§ Input material

::::::::

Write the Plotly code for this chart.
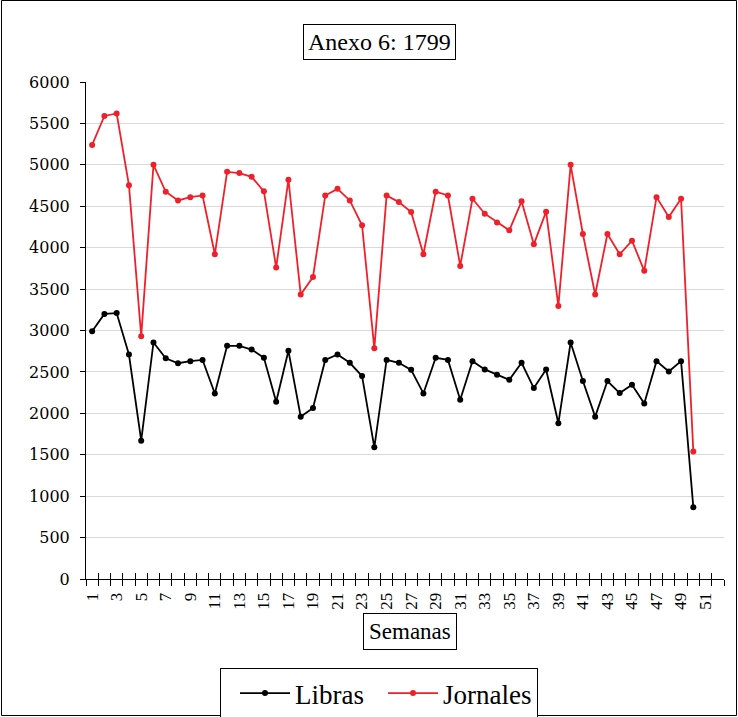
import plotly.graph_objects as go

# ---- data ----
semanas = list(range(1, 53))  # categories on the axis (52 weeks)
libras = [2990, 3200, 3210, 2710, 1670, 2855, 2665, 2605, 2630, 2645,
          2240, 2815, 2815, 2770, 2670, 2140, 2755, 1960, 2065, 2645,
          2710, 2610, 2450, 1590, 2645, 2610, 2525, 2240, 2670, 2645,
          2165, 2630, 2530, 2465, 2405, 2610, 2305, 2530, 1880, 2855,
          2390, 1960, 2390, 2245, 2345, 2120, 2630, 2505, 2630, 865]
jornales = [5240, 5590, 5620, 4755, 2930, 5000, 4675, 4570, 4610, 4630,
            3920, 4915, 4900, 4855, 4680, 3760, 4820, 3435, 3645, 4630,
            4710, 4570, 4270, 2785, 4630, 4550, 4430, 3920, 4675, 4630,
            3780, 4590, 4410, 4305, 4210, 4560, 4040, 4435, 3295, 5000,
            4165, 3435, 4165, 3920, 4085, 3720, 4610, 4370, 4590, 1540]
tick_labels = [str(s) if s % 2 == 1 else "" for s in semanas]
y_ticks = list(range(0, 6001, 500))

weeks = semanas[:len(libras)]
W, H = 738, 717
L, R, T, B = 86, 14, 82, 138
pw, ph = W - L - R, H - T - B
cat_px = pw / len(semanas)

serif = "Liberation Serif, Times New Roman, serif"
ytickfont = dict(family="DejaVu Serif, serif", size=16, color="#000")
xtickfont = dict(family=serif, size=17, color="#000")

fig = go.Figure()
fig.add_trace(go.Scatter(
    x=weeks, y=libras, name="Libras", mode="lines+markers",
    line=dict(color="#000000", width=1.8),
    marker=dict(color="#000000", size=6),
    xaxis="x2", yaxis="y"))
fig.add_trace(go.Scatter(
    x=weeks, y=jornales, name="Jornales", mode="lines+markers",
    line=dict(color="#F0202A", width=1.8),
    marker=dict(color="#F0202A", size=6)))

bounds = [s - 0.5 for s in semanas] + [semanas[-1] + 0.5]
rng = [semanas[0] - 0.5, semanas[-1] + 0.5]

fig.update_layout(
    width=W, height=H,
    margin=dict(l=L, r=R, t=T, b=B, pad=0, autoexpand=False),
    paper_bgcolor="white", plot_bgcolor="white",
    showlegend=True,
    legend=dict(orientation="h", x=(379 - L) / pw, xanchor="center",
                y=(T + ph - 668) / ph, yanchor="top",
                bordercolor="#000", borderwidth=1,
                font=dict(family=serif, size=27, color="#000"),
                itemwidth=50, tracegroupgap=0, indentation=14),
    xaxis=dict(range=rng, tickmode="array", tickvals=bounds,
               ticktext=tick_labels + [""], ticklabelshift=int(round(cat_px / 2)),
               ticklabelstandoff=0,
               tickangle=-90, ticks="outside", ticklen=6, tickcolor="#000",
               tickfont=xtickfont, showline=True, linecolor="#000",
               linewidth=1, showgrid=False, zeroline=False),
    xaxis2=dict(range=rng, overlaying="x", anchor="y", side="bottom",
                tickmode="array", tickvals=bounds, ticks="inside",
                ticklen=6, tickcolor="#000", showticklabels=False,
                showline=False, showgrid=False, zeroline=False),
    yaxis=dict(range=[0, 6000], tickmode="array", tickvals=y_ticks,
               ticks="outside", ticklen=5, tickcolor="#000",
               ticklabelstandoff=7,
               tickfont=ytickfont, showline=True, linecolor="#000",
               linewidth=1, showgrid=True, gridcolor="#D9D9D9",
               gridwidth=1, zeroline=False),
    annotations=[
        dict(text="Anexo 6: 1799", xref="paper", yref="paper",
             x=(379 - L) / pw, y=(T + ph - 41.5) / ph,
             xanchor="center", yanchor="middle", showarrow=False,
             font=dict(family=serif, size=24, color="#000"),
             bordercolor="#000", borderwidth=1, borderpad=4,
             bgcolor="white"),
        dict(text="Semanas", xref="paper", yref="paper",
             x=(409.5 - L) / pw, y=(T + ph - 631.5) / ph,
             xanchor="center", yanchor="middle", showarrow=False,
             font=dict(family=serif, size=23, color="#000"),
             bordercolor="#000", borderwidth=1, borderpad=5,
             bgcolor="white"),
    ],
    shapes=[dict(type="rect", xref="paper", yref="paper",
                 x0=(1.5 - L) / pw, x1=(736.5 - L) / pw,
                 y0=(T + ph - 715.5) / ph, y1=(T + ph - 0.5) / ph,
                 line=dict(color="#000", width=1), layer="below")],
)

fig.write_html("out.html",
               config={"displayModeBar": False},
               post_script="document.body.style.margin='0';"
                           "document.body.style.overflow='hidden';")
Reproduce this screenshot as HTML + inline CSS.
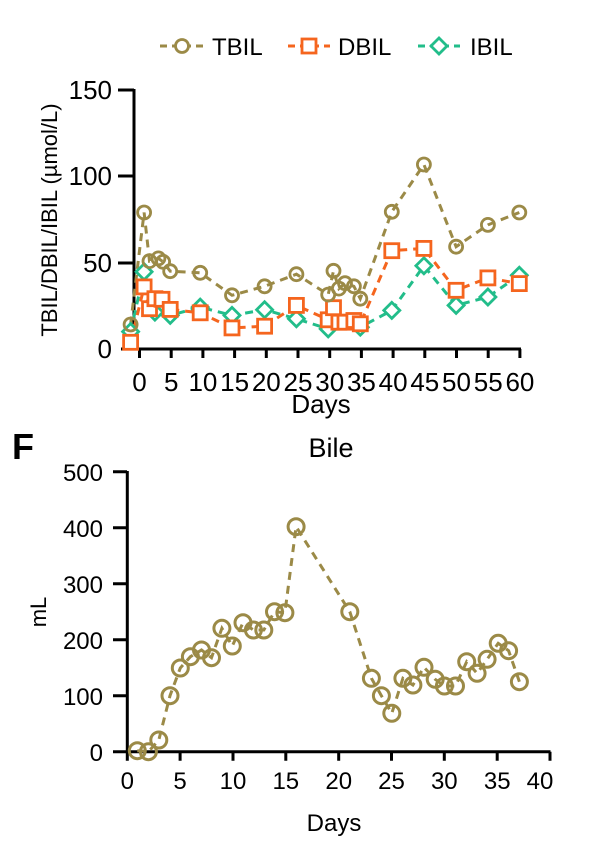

::::::::

§ Written task
Repeat word for word the lines above, from the first entry through the line containing "cat_px = pw / len(semanas)", with both ends kept and the pictures dropped.

§ Written solution
Write the Plotly code for this chart.
import plotly.graph_objects as go

# ---- data ----
semanas = list(range(1, 53))  # categories on the axis (52 weeks)
libras = [2990, 3200, 3210, 2710, 1670, 2855, 2665, 2605, 2630, 2645,
          2240, 2815, 2815, 2770, 2670, 2140, 2755, 1960, 2065, 2645,
          2710, 2610, 2450, 1590, 2645, 2610, 2525, 2240, 2670, 2645,
          2165, 2630, 2530, 2465, 2405, 2610, 2305, 2530, 1880, 2855,
          2390, 1960, 2390, 2245, 2345, 2120, 2630, 2505, 2630, 865]
jornales = [5240, 5590, 5620, 4755, 2930, 5000, 4675, 4570, 4610, 4630,
            3920, 4915, 4900, 4855, 4680, 3760, 4820, 3435, 3645, 4630,
            4710, 4570, 4270, 2785, 4630, 4550, 4430, 3920, 4675, 4630,
            3780, 4590, 4410, 4305, 4210, 4560, 4040, 4435, 3295, 5000,
            4165, 3435, 4165, 3920, 4085, 3720, 4610, 4370, 4590, 1540]
tick_labels = [str(s) if s % 2 == 1 else "" for s in semanas]
y_ticks = list(range(0, 6001, 500))

weeks = semanas[:len(libras)]
W, H = 738, 717
L, R, T, B = 86, 14, 82, 138
pw, ph = W - L - R, H - T - B
cat_px = pw / len(semanas)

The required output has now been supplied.